- **Given exercise**:
Return the material word for word. Do not include the pictures.

- **Available data**:
=======

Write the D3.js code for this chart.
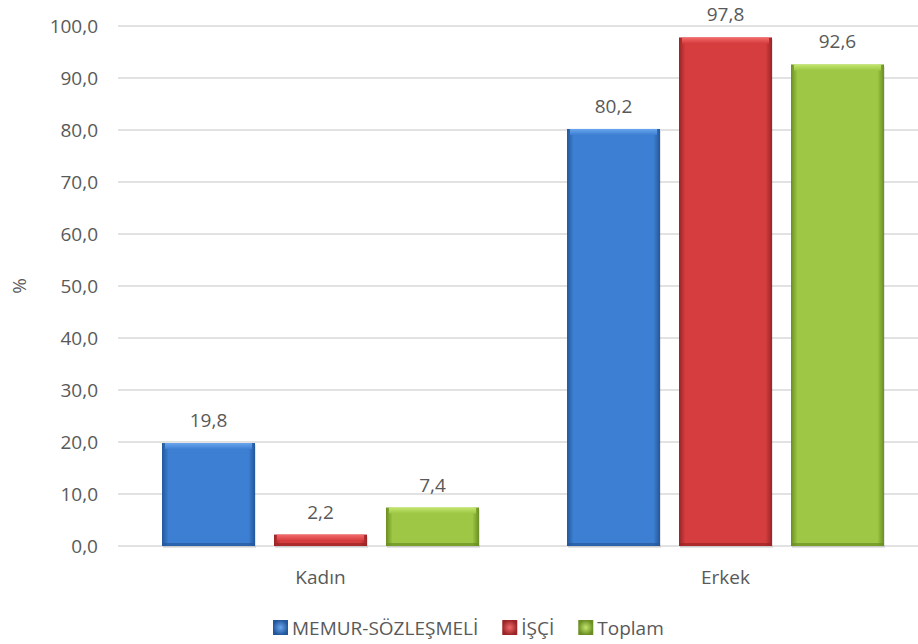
<!DOCTYPE html>
<html>
<head>
<meta charset="utf-8">
<script src="https://cdnjs.cloudflare.com/ajax/libs/d3/7.8.5/d3.min.js"></script>
<style>
  body { margin: 0; background: #fff; }
  text { font-family: "Open Sans", sans-serif; fill: #595959; }
</style>
</head>
<body>
<svg id="drawing_region"></svg>
<script>
const categories = ["Kadın", "Erkek"];
const seriesNames = ["MEMUR-SÖZLEŞMELİ", "İŞÇİ", "Toplam"];
const memur = [19.8, 80.2];
const isci = [2.2, 97.8];
const toplam = [7.4, 92.6];
const yTicks = [0, 10, 20, 30, 40, 50, 60, 70, 80, 90, 100];

const colors = [
  { base: "#3d7fd2", light: "#6aa6ee", dark: "#23579c" },
  { base: "#d63d3f", light: "#f26a6a", dark: "#9a2426" },
  { base: "#9dc744", light: "#c4e66e", dark: "#6a8e22" }
];

const width = 918, height = 644;
const margin = { top: 26, right: -10, bottom: 98, left: 118 };
const fontSize = '19px';

const svg = d3.select('#drawing_region')
  .attr('width', width)
  .attr('height', height);

const defs = svg.append('defs');
colors.forEach((c, i) => {
  const g = defs.append('linearGradient').attr('id', 'grad' + i)
    .attr('x1', 0).attr('x2', 1).attr('y1', 0).attr('y2', 0);
  g.append('stop').attr('offset', '0%').attr('stop-color', c.dark);
  g.append('stop').attr('offset', '7%').attr('stop-color', c.base);
  g.append('stop').attr('offset', '93%').attr('stop-color', c.base);
  g.append('stop').attr('offset', '100%').attr('stop-color', c.dark);
  const v = defs.append('linearGradient').attr('id', 'top' + i)
    .attr('x1', 0).attr('x2', 0).attr('y1', 0).attr('y2', 1);
  v.append('stop').attr('offset', '0%').attr('stop-color', c.light);
  v.append('stop').attr('offset', '100%').attr('stop-color', c.base);
  const r = defs.append('radialGradient').attr('id', 'leg' + i);
  r.append('stop').attr('offset', '0%').attr('stop-color', c.light);
  r.append('stop').attr('offset', '100%').attr('stop-color', c.dark);
});

const data = categories.map((c, i) => ({
  cat: c,
  values: [memur[i], isci[i], toplam[i]]
}));

const x0 = d3.scaleBand()
  .domain(categories)
  .range([margin.left, width - margin.right]);

const x1 = d3.scaleBand()
  .domain(d3.range(seriesNames.length))
  .range([0, x0.bandwidth()])
  .paddingInner(19 / 112)
  .paddingOuter(0.393);

const y = d3.scaleLinear()
  .domain([0, 100])
  .range([height - margin.bottom, margin.top]);

// grid
svg.append('g').selectAll('line')
  .data(yTicks)
  .enter()
  .append('line')
  .attr('x1', margin.left)
  .attr('x2', width)
  .attr('y1', d => y(d))
  .attr('y2', d => y(d))
  .attr('stroke', '#d9d9d9')
  .attr('stroke-width', 1.5);

// y axis labels
const yaxis = d3.axisLeft(y)
  .tickValues(yTicks)
  .tickSize(0)
  .tickPadding(20)
  .tickFormat(d => d3.format('.1f')(d).replace('.', ','));
const yg = svg.append('g')
  .attr('transform', `translate(${margin.left}, 0)`)
  .call(yaxis);
yg.select('.domain').remove();
yg.selectAll('text')
  .style('font-size', fontSize)
  .style('font-family', '"Open Sans", sans-serif')
  .attr('fill', '#595959');

svg.append('text')
  .attr('transform', `translate(26, ${y(50)}) rotate(-90)`)
  .attr('text-anchor', 'middle')
  .style('font-size', fontSize)
  .text('%');

// bars
const groups = svg.append('g').selectAll('g')
  .data(data)
  .enter()
  .append('g')
  .attr('transform', d => `translate(${x0(d.cat)}, 0)`);

const bars = groups.selectAll('g')
  .data(d => d.values.map((v, i) => ({ v: v, i: i })))
  .enter()
  .append('g');

bars.append('rect')
  .attr('x', d => x1(d.i) + 1)
  .attr('y', d => y(d.v) + 2)
  .attr('width', x1.bandwidth())
  .attr('height', d => y(0) - y(d.v))
  .attr('fill', '#000')
  .attr('opacity', 0.1);

bars.append('rect')
  .attr('x', d => x1(d.i))
  .attr('y', d => y(d.v))
  .attr('width', x1.bandwidth())
  .attr('height', d => y(0) - y(d.v))
  .attr('fill', d => `url(#grad${d.i})`);

bars.append('rect')
  .attr('x', d => x1(d.i) + 3)
  .attr('y', d => y(d.v))
  .attr('width', x1.bandwidth() - 6)
  .attr('height', d => Math.min(6, y(0) - y(d.v)))
  .attr('fill', d => `url(#top${d.i})`);

bars.append('rect')
  .attr('x', d => x1(d.i))
  .attr('y', d => y(0) - Math.min(3, y(0) - y(d.v)))
  .attr('width', x1.bandwidth())
  .attr('height', d => Math.min(3, y(0) - y(d.v)))
  .attr('fill', d => colors[d.i].dark)
  .attr('opacity', 0.7);

bars.append('text')
  .attr('x', d => x1(d.i) + x1.bandwidth() / 2)
  .attr('y', d => y(d.v) - 16)
  .attr('text-anchor', 'middle')
  .style('font-size', fontSize)
  .text(d => d3.format('.1f')(d.v).replace('.', ','));

// category labels
svg.append('g').selectAll('text')
  .data(categories)
  .enter()
  .append('text')
  .attr('x', d => x0(d) + x0.bandwidth() / 2)
  .attr('y', y(0) + 38)
  .attr('text-anchor', 'middle')
  .style('font-size', fontSize)
  .text(d => d);

// legend
const legend = svg.append('g');
let lx = 273;
seriesNames.forEach((name, i) => {
  const item = legend.append('g').attr('transform', `translate(${lx}, 620)`);
  item.append('rect')
    .attr('width', 15).attr('height', 15)
    .attr('fill', `url(#leg${i})`);
  const t = item.append('text')
    .attr('x', 19)
    .attr('y', 15)
    .style('font-size', fontSize)
    .text(name);
  lx += 19 + t.node().getComputedTextLength() + 24;
});
</script>
</body>
</html>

=======

- **Solution**:
Write the D3.js code for this chart.
<!DOCTYPE html>
<html>
<head>
<meta charset="utf-8">
<script src="https://cdnjs.cloudflare.com/ajax/libs/d3/7.8.5/d3.min.js"></script>
<style>
  body { margin: 0; background: #fff; }
  text { font-family: "Open Sans", sans-serif; fill: #595959; }
</style>
</head>
<body>
<svg id="drawing_region"></svg>
<script>
const categories = ["Kadın", "Erkek"];
const seriesNames = ["MEMUR-SÖZLEŞMELİ", "İŞÇİ", "Toplam"];
const memur = [19.8, 80.2];
const isci = [2.2, 97.8];
const toplam = [7.4, 92.6];
const yTicks = [0, 10, 20, 30, 40, 50, 60, 70, 80, 90, 100];

const colors = [
  { base: "#3d7fd2", light: "#6aa6ee", dark: "#23579c" },
  { base: "#d63d3f", light: "#f26a6a", dark: "#9a2426" },
  { base: "#9dc744", light: "#c4e66e", dark: "#6a8e22" }
];

const width = 918, height = 644;
const margin = { top: 26, right: -10, bottom: 98, left: 118 };
const fontSize = '19px';

const svg = d3.select('#drawing_region')
  .attr('width', width)
  .attr('height', height);

const defs = svg.append('defs');
colors.forEach((c, i) => {
  const g = defs.append('linearGradient').attr('id', 'grad' + i)
    .attr('x1', 0).attr('x2', 1).attr('y1', 0).attr('y2', 0);
  g.append('stop').attr('offset', '0%').attr('stop-color', c.dark);
  g.append('stop').attr('offset', '7%').attr('stop-color', c.base);
  g.append('stop').attr('offset', '93%').attr('stop-color', c.base);
  g.append('stop').attr('offset', '100%').attr('stop-color', c.dark);
  const v = defs.append('linearGradient').attr('id', 'top' + i)
    .attr('x1', 0).attr('x2', 0).attr('y1', 0).attr('y2', 1);
  v.append('stop').attr('offset', '0%').attr('stop-color', c.light);
  v.append('stop').attr('offset', '100%').attr('stop-color', c.base);
  const r = defs.append('radialGradient').attr('id', 'leg' + i);
  r.append('stop').attr('offset', '0%').attr('stop-color', c.light);
  r.append('stop').attr('offset', '100%').attr('stop-color', c.dark);
});

const data = categories.map((c, i) => ({
  cat: c,
  values: [memur[i], isci[i], toplam[i]]
}));

const x0 = d3.scaleBand()
  .domain(categories)
  .range([margin.left, width - margin.right]);

const x1 = d3.scaleBand()
  .domain(d3.range(seriesNames.length))
  .range([0, x0.bandwidth()])
  .paddingInner(19 / 112)
  .paddingOuter(0.393);

const y = d3.scaleLinear()
  .domain([0, 100])
  .range([height - margin.bottom, margin.top]);

// grid
svg.append('g').selectAll('line')
  .data(yTicks)
  .enter()
  .append('line')
  .attr('x1', margin.left)
  .attr('x2', width)
  .attr('y1', d => y(d))
  .attr('y2', d => y(d))
  .attr('stroke', '#d9d9d9')
  .attr('stroke-width', 1.5);

// y axis labels
const yaxis = d3.axisLeft(y)
  .tickValues(yTicks)
  .tickSize(0)
  .tickPadding(20)
  .tickFormat(d => d3.format('.1f')(d).replace('.', ','));
const yg = svg.append('g')
  .attr('transform', `translate(${margin.left}, 0)`)
  .call(yaxis);
yg.select('.domain').remove();
yg.selectAll('text')
  .style('font-size', fontSize)
  .style('font-family', '"Open Sans", sans-serif')
  .attr('fill', '#595959');

svg.append('text')
  .attr('transform', `translate(26, ${y(50)}) rotate(-90)`)
  .attr('text-anchor', 'middle')
  .style('font-size', fontSize)
  .text('%');

// bars
const groups = svg.append('g').selectAll('g')
  .data(data)
  .enter()
  .append('g')
  .attr('transform', d => `translate(${x0(d.cat)}, 0)`);

const bars = groups.selectAll('g')
  .data(d => d.values.map((v, i) => ({ v: v, i: i })))
  .enter()
  .append('g');

bars.append('rect')
  .attr('x', d => x1(d.i) + 1)
  .attr('y', d => y(d.v) + 2)
  .attr('width', x1.bandwidth())
  .attr('height', d => y(0) - y(d.v))
  .attr('fill', '#000')
  .attr('opacity', 0.1);

bars.append('rect')
  .attr('x', d => x1(d.i))
  .attr('y', d => y(d.v))
  .attr('width', x1.bandwidth())
  .attr('height', d => y(0) - y(d.v))
  .attr('fill', d => `url(#grad${d.i})`);

bars.append('rect')
  .attr('x', d => x1(d.i) + 3)
  .attr('y', d => y(d.v))
  .attr('width', x1.bandwidth() - 6)
  .attr('height', d => Math.min(6, y(0) - y(d.v)))
  .attr('fill', d => `url(#top${d.i})`);

bars.append('rect')
  .attr('x', d => x1(d.i))
  .attr('y', d => y(0) - Math.min(3, y(0) - y(d.v)))
  .attr('width', x1.bandwidth())
  .attr('height', d => Math.min(3, y(0) - y(d.v)))
  .attr('fill', d => colors[d.i].dark)
  .attr('opacity', 0.7);

bars.append('text')
  .attr('x', d => x1(d.i) + x1.bandwidth() / 2)
  .attr('y', d => y(d.v) - 16)
  .attr('text-anchor', 'middle')
  .style('font-size', fontSize)
  .text(d => d3.format('.1f')(d.v).replace('.', ','));

// category labels
svg.append('g').selectAll('text')
  .data(categories)
  .enter()
  .append('text')
  .attr('x', d => x0(d) + x0.bandwidth() / 2)
  .attr('y', y(0) + 38)
  .attr('text-anchor', 'middle')
  .style('font-size', fontSize)
  .text(d => d);

// legend
const legend = svg.append('g');
let lx = 273;
seriesNames.forEach((name, i) => {
  const item = legend.append('g').attr('transform', `translate(${lx}, 620)`);
  item.append('rect')
    .attr('width', 15).attr('height', 15)
    .attr('fill', `url(#leg${i})`);
  const t = item.append('text')
    .attr('x', 19)
    .attr('y', 15)
    .style('font-size', fontSize)
    .text(name);
  lx += 19 + t.node().getComputedTextLength() + 24;
});
</script>
</body>
</html>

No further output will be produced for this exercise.